--- Begin Data ---

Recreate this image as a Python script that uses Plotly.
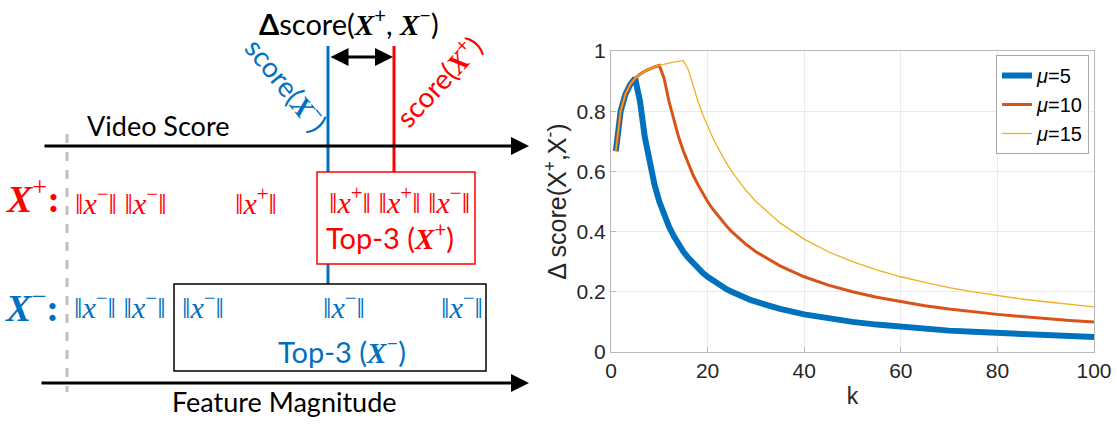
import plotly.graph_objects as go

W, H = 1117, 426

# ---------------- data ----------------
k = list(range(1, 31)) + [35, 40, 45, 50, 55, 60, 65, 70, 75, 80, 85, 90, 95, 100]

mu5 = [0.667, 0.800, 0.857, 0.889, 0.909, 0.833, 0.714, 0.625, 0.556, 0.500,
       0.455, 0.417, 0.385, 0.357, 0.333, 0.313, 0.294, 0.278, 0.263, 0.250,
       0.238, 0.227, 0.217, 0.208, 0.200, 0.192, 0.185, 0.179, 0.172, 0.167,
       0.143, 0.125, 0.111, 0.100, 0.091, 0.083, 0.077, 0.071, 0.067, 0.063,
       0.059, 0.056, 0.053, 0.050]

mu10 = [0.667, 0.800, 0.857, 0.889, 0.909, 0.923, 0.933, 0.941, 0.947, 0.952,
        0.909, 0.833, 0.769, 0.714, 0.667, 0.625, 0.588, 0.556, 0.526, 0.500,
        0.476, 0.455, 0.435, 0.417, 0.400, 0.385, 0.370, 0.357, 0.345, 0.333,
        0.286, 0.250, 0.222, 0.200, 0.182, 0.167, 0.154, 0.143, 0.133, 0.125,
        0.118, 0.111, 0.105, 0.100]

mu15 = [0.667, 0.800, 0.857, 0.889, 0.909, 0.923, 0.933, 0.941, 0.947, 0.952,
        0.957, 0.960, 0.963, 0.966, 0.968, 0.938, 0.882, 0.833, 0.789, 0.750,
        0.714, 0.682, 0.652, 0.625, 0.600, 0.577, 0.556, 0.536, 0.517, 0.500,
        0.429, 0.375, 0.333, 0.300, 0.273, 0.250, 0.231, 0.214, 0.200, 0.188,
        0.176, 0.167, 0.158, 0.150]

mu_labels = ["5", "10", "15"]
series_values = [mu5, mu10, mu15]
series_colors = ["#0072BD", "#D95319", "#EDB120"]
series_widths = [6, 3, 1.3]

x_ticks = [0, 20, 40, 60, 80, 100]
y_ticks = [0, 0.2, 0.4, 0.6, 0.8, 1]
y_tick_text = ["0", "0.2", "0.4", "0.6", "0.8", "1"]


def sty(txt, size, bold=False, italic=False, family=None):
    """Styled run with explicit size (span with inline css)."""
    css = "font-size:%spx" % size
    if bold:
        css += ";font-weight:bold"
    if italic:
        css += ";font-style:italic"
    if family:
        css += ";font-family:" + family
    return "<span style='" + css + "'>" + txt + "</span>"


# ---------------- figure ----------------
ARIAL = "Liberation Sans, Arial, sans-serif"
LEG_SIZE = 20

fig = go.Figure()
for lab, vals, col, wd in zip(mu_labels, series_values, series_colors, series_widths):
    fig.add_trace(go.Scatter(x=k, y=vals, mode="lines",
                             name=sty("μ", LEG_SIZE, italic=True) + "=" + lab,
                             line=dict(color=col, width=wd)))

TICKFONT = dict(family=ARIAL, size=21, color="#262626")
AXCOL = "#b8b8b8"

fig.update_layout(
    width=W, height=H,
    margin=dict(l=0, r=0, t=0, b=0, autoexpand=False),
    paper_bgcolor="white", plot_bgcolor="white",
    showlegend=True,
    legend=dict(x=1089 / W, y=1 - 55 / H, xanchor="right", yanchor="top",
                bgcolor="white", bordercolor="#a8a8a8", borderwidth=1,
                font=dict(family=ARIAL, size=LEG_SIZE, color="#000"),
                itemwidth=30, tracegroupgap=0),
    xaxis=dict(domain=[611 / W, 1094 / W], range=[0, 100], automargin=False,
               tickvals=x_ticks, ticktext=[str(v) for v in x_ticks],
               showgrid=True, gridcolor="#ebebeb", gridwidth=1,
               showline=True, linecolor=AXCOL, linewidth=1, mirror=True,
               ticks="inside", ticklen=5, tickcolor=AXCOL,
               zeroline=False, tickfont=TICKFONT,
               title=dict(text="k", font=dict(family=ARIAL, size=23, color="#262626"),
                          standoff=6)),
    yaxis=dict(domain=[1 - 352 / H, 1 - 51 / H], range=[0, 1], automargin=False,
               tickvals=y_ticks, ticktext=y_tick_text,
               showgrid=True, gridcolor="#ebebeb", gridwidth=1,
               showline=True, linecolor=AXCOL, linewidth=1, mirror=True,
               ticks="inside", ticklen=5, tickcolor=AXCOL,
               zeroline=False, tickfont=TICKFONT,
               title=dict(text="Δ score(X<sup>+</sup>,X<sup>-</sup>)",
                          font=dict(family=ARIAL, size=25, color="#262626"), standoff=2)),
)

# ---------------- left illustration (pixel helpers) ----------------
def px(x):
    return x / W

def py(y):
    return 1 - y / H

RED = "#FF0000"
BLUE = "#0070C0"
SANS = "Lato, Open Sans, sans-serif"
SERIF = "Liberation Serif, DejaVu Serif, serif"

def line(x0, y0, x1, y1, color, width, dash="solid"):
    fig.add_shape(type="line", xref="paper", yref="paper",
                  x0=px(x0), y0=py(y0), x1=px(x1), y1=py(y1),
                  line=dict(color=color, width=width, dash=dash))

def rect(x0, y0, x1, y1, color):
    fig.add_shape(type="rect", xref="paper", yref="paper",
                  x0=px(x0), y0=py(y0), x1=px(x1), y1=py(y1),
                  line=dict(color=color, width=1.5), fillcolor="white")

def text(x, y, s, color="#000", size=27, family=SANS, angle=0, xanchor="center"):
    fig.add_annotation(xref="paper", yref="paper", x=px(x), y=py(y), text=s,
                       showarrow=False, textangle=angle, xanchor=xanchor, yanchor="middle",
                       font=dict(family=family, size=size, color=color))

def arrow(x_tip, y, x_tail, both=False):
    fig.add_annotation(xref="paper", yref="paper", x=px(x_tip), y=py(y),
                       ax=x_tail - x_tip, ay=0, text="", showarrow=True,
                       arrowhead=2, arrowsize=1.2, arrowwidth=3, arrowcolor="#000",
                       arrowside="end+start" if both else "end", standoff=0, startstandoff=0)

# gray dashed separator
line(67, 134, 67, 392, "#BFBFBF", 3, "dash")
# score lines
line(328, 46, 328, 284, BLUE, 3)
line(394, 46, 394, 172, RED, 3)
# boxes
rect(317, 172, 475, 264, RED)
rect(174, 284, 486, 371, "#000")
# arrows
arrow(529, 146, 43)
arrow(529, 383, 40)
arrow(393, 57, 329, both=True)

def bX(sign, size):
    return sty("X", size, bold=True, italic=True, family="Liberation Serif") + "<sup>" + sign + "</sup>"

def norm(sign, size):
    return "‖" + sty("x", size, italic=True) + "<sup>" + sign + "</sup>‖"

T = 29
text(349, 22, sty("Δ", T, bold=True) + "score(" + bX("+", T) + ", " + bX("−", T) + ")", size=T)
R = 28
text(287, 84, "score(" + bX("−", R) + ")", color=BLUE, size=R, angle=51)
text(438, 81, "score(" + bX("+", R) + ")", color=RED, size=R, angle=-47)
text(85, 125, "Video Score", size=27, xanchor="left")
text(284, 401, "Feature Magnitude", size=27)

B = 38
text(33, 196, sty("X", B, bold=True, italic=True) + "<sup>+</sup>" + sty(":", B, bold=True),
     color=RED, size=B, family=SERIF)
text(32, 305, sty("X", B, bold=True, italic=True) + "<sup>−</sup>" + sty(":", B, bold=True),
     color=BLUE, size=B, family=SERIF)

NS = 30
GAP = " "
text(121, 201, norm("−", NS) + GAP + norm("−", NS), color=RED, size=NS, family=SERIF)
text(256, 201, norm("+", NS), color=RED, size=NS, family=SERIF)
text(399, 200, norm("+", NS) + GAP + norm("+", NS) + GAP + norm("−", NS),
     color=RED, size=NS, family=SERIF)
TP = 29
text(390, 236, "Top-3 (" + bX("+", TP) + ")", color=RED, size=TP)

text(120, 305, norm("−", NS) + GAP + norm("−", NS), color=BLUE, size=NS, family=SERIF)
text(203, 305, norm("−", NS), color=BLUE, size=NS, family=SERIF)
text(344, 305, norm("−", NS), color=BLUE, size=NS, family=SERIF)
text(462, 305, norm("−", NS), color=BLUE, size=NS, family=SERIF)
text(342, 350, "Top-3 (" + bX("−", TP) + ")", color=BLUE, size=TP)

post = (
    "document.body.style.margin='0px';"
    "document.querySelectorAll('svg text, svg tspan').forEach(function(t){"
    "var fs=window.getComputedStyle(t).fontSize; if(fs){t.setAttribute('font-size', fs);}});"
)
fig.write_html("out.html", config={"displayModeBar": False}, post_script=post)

--- End Data ---

== Brief ==
Every line from the top of the material above through the line with "0.059, 0.056, 0.053, 0.050]" should be duplicated exactly, please; leave out the pictures.

== Problem solution ==
Recreate this image as a Python script that uses Plotly.
import plotly.graph_objects as go

W, H = 1117, 426

# ---------------- data ----------------
k = list(range(1, 31)) + [35, 40, 45, 50, 55, 60, 65, 70, 75, 80, 85, 90, 95, 100]

mu5 = [0.667, 0.800, 0.857, 0.889, 0.909, 0.833, 0.714, 0.625, 0.556, 0.500,
       0.455, 0.417, 0.385, 0.357, 0.333, 0.313, 0.294, 0.278, 0.263, 0.250,
       0.238, 0.227, 0.217, 0.208, 0.200, 0.192, 0.185, 0.179, 0.172, 0.167,
       0.143, 0.125, 0.111, 0.100, 0.091, 0.083, 0.077, 0.071, 0.067, 0.063,
       0.059, 0.056, 0.053, 0.050]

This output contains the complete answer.